Une formule est élaborée en respectant notamment « la combinaison particulière du Monarque, du Ministre, de l’Assistant et du Guide ». Le remède Monarque est l’ingrédient essentiel de la formule, il détient le rôle curatif du principal symptôme visé. Le Ministre vient renforcer l’effet curatif du Monarque ; l’Assistant coopère avec les deux premiers pour améliorer leurs effets thérapeutiques et permettre à ceux-ci d’être mieux tolérés. Enfin le remède Guide dirige les effets des autres herbes vers les organes à traiter et régule les propriétés des autres herbes.
La pharmacopée chinoise utilise différentes méthodes de préparation des herbes médicinales telles que les décoctions (Tāng), les infusions (Zhǒu), les poudres (Sǎn), les teintures (Jiǔ) et les pilules/comprimés (Wàn). Les décoctions sont les plus courantes.
Une thérapeutique peu propice à l’automédication
Au vu de ce qui vient d’être exposé, cela peut paraître une évidence. Mais rappelons-le. La pharmacopée chinoise est efficace, mais elle doit être prescrite à bon escient, après un diagnostic de médecine chinoise. En effet, une maladie, selon les critères de la médecine occidentale ou allopathique, pourra recéler différents tableaux pathologiques au regard de la médecine chinoise. C’est pourquoi chaque patient se verra prescrire une formule adaptée à son cas.
Par ailleurs, la médecine chinoise considère qu’une maladie est évolutive dans le temps. C’est pourquoi les traitements varient rapidement au fil des soins. De jour en jour, un patient voit son état évoluer. Les plantes médicinales sont alors adaptées en fonction du diagnostic évolutif du patient. C’est pourquoi, même si un patient a pris une formule il y a quelques semaines ou mois, et que celle-ci lui a été bénéfique, elle ne sera pas forcément adaptée si certains symptômes, en apparence similaires – reviennent. Il lui est vivement conseillé de consulter à nouveau son médecin chinois.
Des remèdes au gôut amer ?
Si la pharmacopée est la plus utilisée des thérapeutiques de la médecine chinoise, elle le doit à son efficacité. Le Chinois est pragmatique et n’est pas là pour se faire plaisir mais bien pour se soigner. Nombre d’Occidentaux sont plus chatouilleux sur l’aspect confort d’une thérapeutique. Oui ça doit soigner efficacement, mais le plus agréablement – ou le moins désagréablement – possible.

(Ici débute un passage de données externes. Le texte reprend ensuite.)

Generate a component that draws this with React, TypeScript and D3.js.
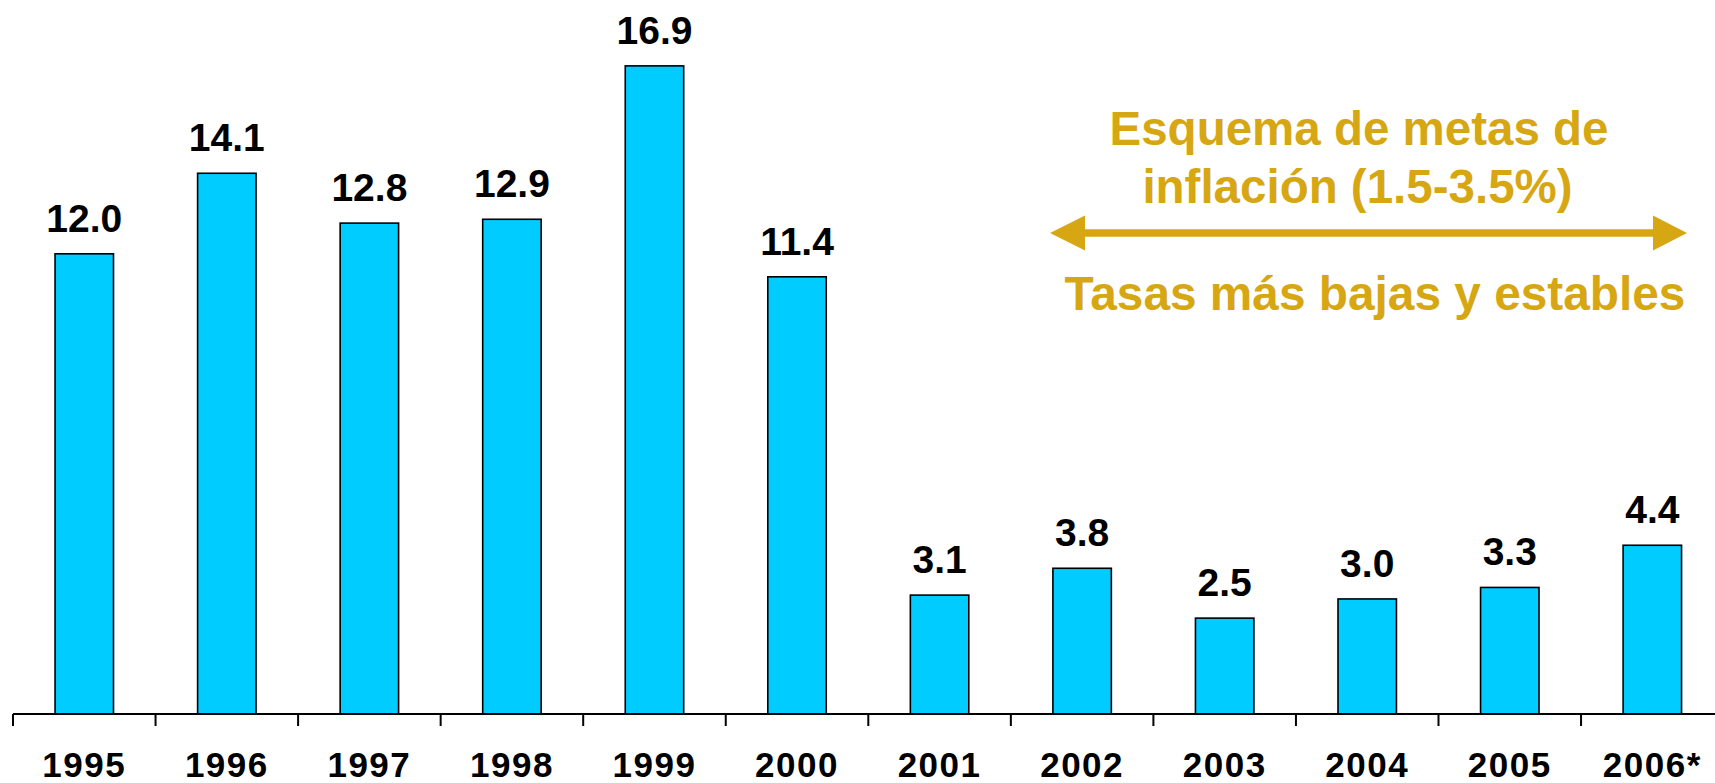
import React from "react";
import * as d3 from "d3";

const years = ["1995", "1996", "1997", "1998", "1999", "2000", "2001", "2002", "2003", "2004", "2005", "2006*"];
const values = [12.0, 14.1, 12.8, 12.9, 16.9, 11.4, 3.1, 3.8, 2.5, 3.0, 3.3, 4.4];
const annotationLines = ["Esquema de metas de", "inflación (1.5-3.5%)"];
const annotationBottom = "Tasas más bajas y estables";

const W = 1715;
const H = 783;
const baseY = 714;
const left = 13;
const step = 142.55;
const FONT = "'Liberation Sans', Arial, Helvetica, sans-serif";
const GOLD = "#D6A712";

export default function App() {
  const x = d3
    .scaleBand<string>()
    .domain(years)
    .range([left, left + step * years.length])
    .paddingInner(0.59)
    .paddingOuter(0.295);
  const y = d3.scaleLinear().domain([0, 18]).range([baseY, baseY - 18 * 38.35]);

  const boundaries = years.map((_, i) => left + i * x.step());
  boundaries.push(left + years.length * x.step());

  return (
    <div style={{ position: "fixed", left: 0, top: 0 }}>
      <svg width={W} height={H} style={{ display: "block", background: "#fff" }}>
        {values.map((v, i) => (
          <g key={years[i]}>
            <rect
              x={x(years[i])}
              y={y(v)}
              width={x.bandwidth()}
              height={y(0) - y(v)}
              fill="#00CCFF"
              stroke="#000"
              strokeWidth={1.6}
            />
            <text
              x={(x(years[i]) as number) + x.bandwidth() / 2}
              y={y(v) - 22}
              textAnchor="middle"
              fontFamily={FONT}
              fontWeight="bold"
              fontSize={39}
              fill="#000"
            >
              {v.toFixed(1)}
            </text>
            <text
              x={(x(years[i]) as number) + x.bandwidth() / 2}
              y={777}
              textAnchor="middle"
              fontFamily={FONT}
              fontWeight="bold"
              fontSize={35}
              letterSpacing={1.5}
              fill="#000"
            >
              {years[i]}
            </text>
          </g>
        ))}
        <line x1={left} x2={W} y1={baseY} y2={baseY} stroke="#000" strokeWidth={2} />
        {boundaries.map((b, i) => (
          <line key={i} x1={b} x2={b} y1={baseY} y2={baseY + 12} stroke="#000" strokeWidth={2} />
        ))}

        {/* annotation */}
        <text x={1359} y={145} textAnchor="middle" fontFamily={FONT} fontWeight="bold" fontSize={47.5} fill={GOLD}>
          {annotationLines[0]}
        </text>
        <text x={1357.5} y={203} textAnchor="middle" fontFamily={FONT} fontWeight="bold" fontSize={47.5} fill={GOLD}>
          {annotationLines[1]}
        </text>
        <line x1={1080} x2={1658} y1={233} y2={233} stroke={GOLD} strokeWidth={7.3} />
        <path d="M1050,233 L1085,215.5 L1085,250.5 Z" fill={GOLD} />
        <path d="M1687,233 L1653,215.5 L1653,250.5 Z" fill={GOLD} />
        <text x={1375} y={310} textAnchor="middle" fontFamily={FONT} fontWeight="bold" fontSize={47.8} fill={GOLD}>
          {annotationBottom}
        </text>
      </svg>
    </div>
  );
}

Si l’acupuncture fait peur à certains, c’est souvent bien pire avec les décoctions chinoises ! D’aucuns ne se sentent même pas le courage d’en avaler, quand d’autres les jettent à la poubelle. Les nez et palais occidentaux sont sans-doute devenus trop difficiles pour leur propre santé…
Au-delà des goûts et dégoûts de chacun, le goût d’une préparation est très variable d’une formule à l’autre, allant du plutôt sucré au très amer. La décoction se consomme en général deux fois par jour. La préparation d’une décoction requiert un certain temps qui peut aussi faire reculer certains. Mais de nombreuses pharmacies chinoises les cuisent aujourd’hui et les livrent sous-vide à leurs clients.